• Given instruction:
Below is a listing. Return the lines from the one that contains "Generate a Python" to the one that contains "blob_level = [[1.0, 1.0], [0.5, 0.5], [0.5, 0.5]]", both ends included, verbatim and with no pictures.

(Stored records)

-------

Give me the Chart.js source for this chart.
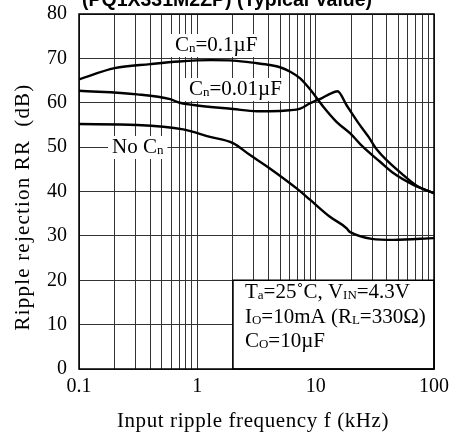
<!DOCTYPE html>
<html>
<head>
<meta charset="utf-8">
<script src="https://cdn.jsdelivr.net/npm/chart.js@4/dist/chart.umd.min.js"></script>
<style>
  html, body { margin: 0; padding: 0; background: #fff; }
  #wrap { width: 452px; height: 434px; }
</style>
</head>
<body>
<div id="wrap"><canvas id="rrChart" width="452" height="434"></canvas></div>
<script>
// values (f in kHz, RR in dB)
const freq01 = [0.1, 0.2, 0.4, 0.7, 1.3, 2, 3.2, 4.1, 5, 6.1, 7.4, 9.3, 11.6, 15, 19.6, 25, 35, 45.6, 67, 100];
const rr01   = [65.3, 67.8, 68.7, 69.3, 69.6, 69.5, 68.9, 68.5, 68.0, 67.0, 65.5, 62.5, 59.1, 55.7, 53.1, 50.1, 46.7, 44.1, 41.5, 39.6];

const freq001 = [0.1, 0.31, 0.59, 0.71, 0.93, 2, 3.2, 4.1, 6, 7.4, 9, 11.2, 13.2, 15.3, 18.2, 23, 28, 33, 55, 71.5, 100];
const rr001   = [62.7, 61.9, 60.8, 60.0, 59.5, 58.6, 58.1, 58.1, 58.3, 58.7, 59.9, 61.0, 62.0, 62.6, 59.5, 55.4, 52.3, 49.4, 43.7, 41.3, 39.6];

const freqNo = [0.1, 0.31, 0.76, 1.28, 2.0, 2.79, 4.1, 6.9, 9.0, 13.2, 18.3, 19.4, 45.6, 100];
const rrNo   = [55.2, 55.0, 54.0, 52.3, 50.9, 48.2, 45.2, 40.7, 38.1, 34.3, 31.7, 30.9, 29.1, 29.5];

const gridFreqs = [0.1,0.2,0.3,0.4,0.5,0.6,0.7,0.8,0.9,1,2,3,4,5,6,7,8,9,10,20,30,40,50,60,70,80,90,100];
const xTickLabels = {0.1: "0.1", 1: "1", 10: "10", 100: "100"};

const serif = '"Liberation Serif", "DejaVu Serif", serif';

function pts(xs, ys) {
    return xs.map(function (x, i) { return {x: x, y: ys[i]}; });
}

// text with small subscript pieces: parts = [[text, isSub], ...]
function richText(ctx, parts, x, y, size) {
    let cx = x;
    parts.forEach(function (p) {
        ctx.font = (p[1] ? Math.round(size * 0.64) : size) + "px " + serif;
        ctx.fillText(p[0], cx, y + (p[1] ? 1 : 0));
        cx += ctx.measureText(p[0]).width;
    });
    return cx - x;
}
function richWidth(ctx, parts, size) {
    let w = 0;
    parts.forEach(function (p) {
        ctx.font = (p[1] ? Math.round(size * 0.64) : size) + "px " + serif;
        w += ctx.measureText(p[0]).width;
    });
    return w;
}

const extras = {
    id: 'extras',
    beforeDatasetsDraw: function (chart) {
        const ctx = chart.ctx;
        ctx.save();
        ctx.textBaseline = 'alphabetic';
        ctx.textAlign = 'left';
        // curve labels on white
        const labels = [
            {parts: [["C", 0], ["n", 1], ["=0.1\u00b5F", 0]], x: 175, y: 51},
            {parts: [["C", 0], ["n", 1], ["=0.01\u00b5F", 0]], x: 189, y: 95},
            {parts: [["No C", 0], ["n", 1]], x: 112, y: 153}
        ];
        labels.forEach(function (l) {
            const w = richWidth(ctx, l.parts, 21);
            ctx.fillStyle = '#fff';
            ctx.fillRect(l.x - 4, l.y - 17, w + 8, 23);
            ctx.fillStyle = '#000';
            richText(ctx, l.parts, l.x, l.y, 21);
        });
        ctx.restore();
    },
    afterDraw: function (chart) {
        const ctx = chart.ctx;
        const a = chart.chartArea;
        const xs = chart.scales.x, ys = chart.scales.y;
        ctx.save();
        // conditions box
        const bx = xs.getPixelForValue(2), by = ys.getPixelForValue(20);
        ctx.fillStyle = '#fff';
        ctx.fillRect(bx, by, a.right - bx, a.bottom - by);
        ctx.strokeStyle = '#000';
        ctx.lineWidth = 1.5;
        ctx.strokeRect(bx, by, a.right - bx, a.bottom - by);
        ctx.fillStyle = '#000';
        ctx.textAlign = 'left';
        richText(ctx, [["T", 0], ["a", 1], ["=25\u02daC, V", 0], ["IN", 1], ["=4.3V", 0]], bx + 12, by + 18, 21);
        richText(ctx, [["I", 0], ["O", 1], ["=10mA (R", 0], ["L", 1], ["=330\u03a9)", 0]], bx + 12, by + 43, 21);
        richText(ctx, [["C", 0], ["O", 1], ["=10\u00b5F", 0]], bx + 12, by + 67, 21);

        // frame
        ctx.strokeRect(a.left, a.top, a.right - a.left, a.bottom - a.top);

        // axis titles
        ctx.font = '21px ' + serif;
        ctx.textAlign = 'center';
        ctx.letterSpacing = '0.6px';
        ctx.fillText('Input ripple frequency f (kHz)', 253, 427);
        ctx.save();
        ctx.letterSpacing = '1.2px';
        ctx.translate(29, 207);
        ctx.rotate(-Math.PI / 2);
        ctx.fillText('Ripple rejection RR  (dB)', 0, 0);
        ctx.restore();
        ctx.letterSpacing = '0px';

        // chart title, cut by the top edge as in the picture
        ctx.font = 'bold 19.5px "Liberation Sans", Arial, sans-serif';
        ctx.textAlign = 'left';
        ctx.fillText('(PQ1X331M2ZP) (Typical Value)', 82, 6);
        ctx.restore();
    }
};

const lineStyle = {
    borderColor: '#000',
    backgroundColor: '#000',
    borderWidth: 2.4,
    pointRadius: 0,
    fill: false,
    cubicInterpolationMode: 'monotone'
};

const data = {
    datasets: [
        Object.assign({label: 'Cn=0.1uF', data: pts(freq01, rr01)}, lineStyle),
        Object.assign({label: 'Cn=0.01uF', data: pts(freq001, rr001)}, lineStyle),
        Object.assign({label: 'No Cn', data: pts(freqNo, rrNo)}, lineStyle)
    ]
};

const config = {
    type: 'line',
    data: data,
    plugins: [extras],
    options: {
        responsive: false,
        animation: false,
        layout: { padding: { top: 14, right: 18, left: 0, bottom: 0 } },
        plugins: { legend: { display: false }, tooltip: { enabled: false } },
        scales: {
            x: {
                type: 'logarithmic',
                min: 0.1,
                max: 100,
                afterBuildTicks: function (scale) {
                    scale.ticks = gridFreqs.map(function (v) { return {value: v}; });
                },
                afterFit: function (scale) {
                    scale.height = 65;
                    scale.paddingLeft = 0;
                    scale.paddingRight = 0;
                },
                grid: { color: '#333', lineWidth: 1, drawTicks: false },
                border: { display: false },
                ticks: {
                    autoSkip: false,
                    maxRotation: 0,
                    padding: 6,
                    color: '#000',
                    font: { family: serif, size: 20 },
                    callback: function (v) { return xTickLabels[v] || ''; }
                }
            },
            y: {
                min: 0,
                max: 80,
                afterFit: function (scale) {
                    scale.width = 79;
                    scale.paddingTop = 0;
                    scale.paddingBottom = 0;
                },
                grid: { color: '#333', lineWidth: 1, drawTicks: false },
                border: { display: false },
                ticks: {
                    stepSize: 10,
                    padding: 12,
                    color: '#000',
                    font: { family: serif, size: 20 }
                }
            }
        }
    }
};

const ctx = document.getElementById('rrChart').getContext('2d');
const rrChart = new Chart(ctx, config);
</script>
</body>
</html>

-------

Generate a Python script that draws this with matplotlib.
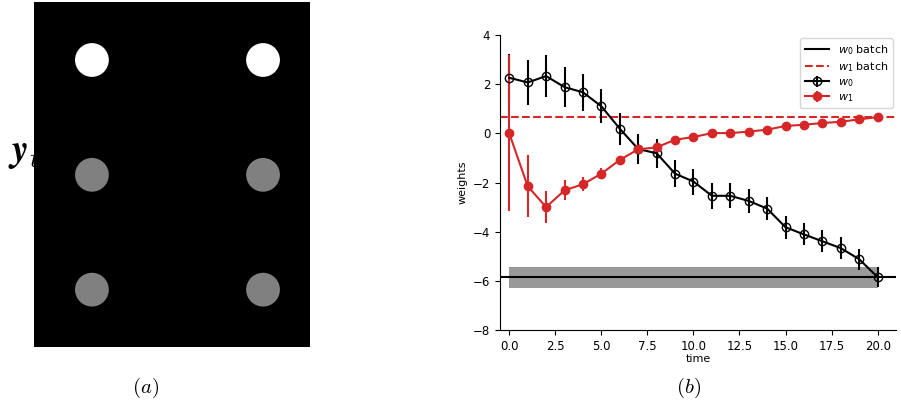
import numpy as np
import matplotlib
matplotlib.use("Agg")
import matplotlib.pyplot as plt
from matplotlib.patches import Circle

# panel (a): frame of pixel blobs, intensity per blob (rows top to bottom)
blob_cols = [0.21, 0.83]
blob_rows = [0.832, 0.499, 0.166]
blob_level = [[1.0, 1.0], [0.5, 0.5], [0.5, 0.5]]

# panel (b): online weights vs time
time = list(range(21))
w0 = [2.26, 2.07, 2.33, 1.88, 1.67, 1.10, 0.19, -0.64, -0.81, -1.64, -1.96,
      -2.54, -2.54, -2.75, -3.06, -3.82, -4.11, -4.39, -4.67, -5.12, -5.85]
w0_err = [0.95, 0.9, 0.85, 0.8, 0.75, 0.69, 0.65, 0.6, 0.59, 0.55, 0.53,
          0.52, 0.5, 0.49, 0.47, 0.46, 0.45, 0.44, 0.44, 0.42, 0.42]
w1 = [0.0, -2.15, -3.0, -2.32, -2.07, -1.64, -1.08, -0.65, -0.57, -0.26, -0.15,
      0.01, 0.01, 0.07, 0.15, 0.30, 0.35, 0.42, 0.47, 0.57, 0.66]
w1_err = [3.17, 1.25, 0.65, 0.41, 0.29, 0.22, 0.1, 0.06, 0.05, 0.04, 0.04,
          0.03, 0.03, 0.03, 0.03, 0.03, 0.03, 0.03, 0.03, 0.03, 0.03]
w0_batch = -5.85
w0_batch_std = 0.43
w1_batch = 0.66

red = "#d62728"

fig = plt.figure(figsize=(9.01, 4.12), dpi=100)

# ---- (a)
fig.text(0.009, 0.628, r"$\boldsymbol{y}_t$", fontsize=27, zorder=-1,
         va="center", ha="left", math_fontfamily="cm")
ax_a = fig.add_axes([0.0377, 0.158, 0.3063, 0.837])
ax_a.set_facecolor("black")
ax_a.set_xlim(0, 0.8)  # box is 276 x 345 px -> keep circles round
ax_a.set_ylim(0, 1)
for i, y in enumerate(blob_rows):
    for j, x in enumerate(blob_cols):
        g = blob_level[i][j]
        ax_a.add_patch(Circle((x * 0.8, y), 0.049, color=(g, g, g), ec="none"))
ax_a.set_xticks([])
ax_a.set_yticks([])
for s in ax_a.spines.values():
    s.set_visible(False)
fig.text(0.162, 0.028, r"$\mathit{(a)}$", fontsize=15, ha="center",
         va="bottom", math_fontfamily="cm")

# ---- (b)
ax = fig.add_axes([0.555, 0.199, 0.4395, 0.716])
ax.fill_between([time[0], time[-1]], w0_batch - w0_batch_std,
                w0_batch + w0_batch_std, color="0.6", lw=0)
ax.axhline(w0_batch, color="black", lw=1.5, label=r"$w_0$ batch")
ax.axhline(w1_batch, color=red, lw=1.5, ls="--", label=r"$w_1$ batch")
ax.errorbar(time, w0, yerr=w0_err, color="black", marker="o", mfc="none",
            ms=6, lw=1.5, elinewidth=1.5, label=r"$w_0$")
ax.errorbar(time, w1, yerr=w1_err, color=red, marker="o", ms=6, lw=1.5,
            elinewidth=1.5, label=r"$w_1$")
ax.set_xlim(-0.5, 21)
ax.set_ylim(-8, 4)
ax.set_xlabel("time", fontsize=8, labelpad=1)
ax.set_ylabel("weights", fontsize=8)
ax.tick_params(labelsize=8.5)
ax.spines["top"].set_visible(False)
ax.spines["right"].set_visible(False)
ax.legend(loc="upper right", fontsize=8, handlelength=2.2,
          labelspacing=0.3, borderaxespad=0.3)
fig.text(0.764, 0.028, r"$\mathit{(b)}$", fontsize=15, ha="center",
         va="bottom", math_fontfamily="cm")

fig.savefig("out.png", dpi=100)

-------

• Exercise response:
Generate a Python script that draws this with matplotlib.
import numpy as np
import matplotlib
matplotlib.use("Agg")
import matplotlib.pyplot as plt
from matplotlib.patches import Circle

# panel (a): frame of pixel blobs, intensity per blob (rows top to bottom)
blob_cols = [0.21, 0.83]
blob_rows = [0.832, 0.499, 0.166]
blob_level = [[1.0, 1.0], [0.5, 0.5], [0.5, 0.5]]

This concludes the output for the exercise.